Email list / community size & growth
Audience you can reach without paying for distribution each time.
- Formula
- Total subscribers/members; net growth / starting base per period
- Unit
- count, %/period
- Models
- All models
| All | Month-over-month net subscriber growth of 2–5% is a reasonable directional target for an early-stage owned audience; lists with strong content flywheels may sustain 5–10%/month in growth phases. These are Omega Point directional figures, not measured benchmarks.EST | Omega Point estimate |
What it is
Email list / community size and growth tracks two related quantities: the absolute count of subscribers or members in an owned audience (newsletter, Slack/Discord community, waitlist, or similar), and the net growth rate of that audience per period. Net growth = (new subscribers − unsubscribes − bounces) / starting base.
How to calculate it
Your email platform (Beehiiv, Mailchimp, ConvertKit, etc.) or community platform reports both figures directly. For growth rate: take the net change in active subscribers for a period (new adds minus unsubscribes and hard bounces) divided by the list size at period start, expressed as a percentage. Segment your view: track new adds, churn, and the engagement rate of the active base separately — a list growing 10%/month with 60% open rates is a fundamentally different asset from one growing at the same rate with 10% open rates.
Why it matters
An owned email list or community is a distribution asset you reach without paying for each impression. In an environment of rising paid-acquisition costs and algorithm-gated social reach, owned channels are a structural advantage — they reduce effective CAC for launches, product announcements, and conversion campaigns. For Omega Point, growing an engaged owned audience compounds over time: list members who receive consistent value convert at higher rates and are a reservoir for referral and word-of-mouth activity.
How to read it
There is no established public benchmark for newsletter or community growth rates — they vary enormously by acquisition strategy (organic, paid, co-marketing), content niche, and distribution channel mix. Published figures that circulate online typically reflect outlier creator businesses rather than typical B2B growth patterns.

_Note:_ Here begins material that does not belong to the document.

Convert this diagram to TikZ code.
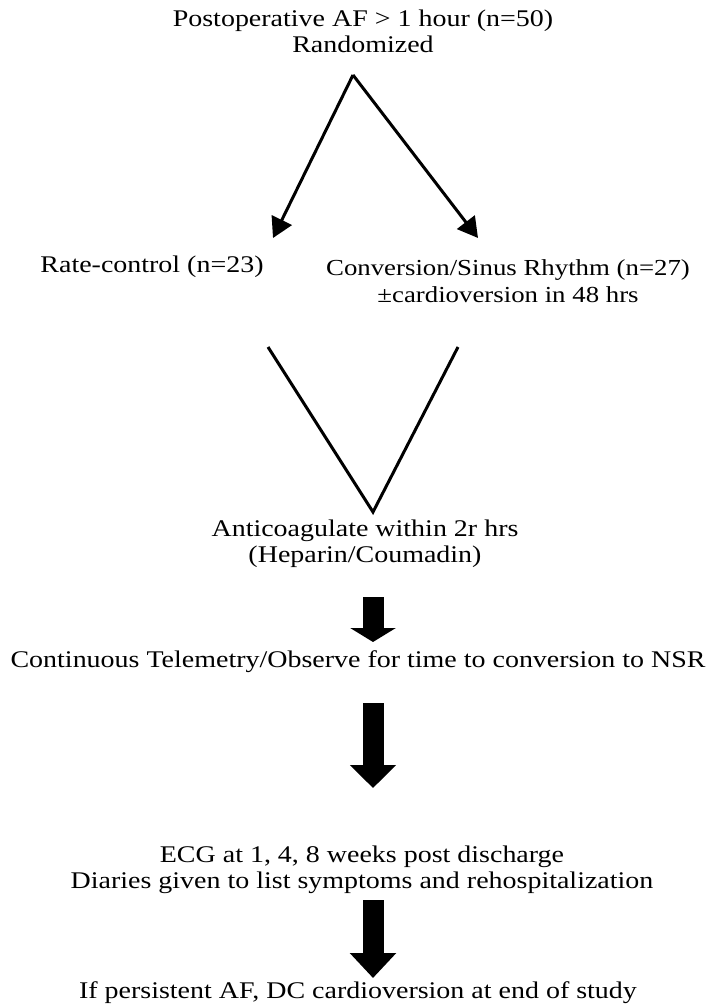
\documentclass[tikz,border=0pt]{standalone}
\usepackage{fontspec}
\setmainfont[FakeStretch=1.17]{Liberation Serif}
\usetikzlibrary{arrows.meta}
\begin{document}
\begin{tikzpicture}[
    x=0.025cm, y=-0.025cm,
    txt/.style={align=center, inner sep=0pt, font=\fontsize{17}{18.5}\selectfont},
    splitarr/.style={line width=0.075cm, -{Triangle[length=0.5cm, width=0.55cm]}},
    vline/.style={line width=0.075cm, line join=miter},
    bigarr/.style={line width=0.525cm, -{Triangle[length=#1, width=1.125cm]}}
]
    \useasboundingbox (0,0) rectangle (717,1004);

    \node[txt] (post) at (363,31) {Postoperative AF > 1 hour (n=50)\\Randomized};
    \node[txt] (rate) at (152,267) {Rate-control (n=23)};
    \node[txt, font=\fontsize{16.3}{19.5}\selectfont] (conv) at (508,281) {Conversion/Sinus Rhythm (n=27)\\±cardioversion in 48 hrs};
    \node[txt] (anti) at (365,544) {Anticoagulate within 2r hrs\\(Heparin/Coumadin)};
    \node[txt] (tele) at (358,662) {Continuous Telemetry/Observe for time to conversion to NSR};
    \node[txt] (ecg) at (362,870) {ECG at 1, 4, 8 weeks post discharge\\Diaries given to list symptoms and rehospitalization};
    \node[txt] (dc) at (358,993) {If persistent AF, DC cardioversion at end of study};

    % split after randomization
    \coordinate (apex) at (353,75);
    \coordinate (rtip) at (273,238);
    \coordinate (ctip) at (478,238);
    \draw[splitarr] (apex) -- (rtip);
    \draw[splitarr] (apex) -- (ctip);

    % both arms join again
    \coordinate (rtop) at (268,347);
    \coordinate (join) at (373,512);
    \coordinate (ctop) at (458,347);
    \draw[vline] (rtop) -- (join) -- (ctop);

    % block arrows
    \coordinate (a1) at (373,597);
    \coordinate (b1) at (373,642);
    \coordinate (a2) at (373,703);
    \coordinate (b2) at (373,788);
    \coordinate (a3) at (373,900);
    \coordinate (b3) at (373,978);
    \draw[bigarr=0.35cm] (a1) -- (b1);
    \draw[bigarr=0.575cm] (a2) -- (b2);
    \draw[bigarr=0.625cm] (a3) -- (b3);
\end{tikzpicture}
\end{document}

As an Omega Point directional estimate: month-over-month net subscriber growth of 2–5% is a reasonable baseline expectation for an early-stage owned audience building primarily through organic channels. Lists with a strong content flywheel or active paid acquisition may sustain 5–10%/month during growth phases. These figures are informed by analogy to email-acquisition benchmarks and community-growth patterns observed across early-stage B2B companies — they are directional only, not measured benchmarks. More important than the rate itself is the engagement share: track the proportion of active (opened in the last 90 days) subscribers and treat that as a health floor.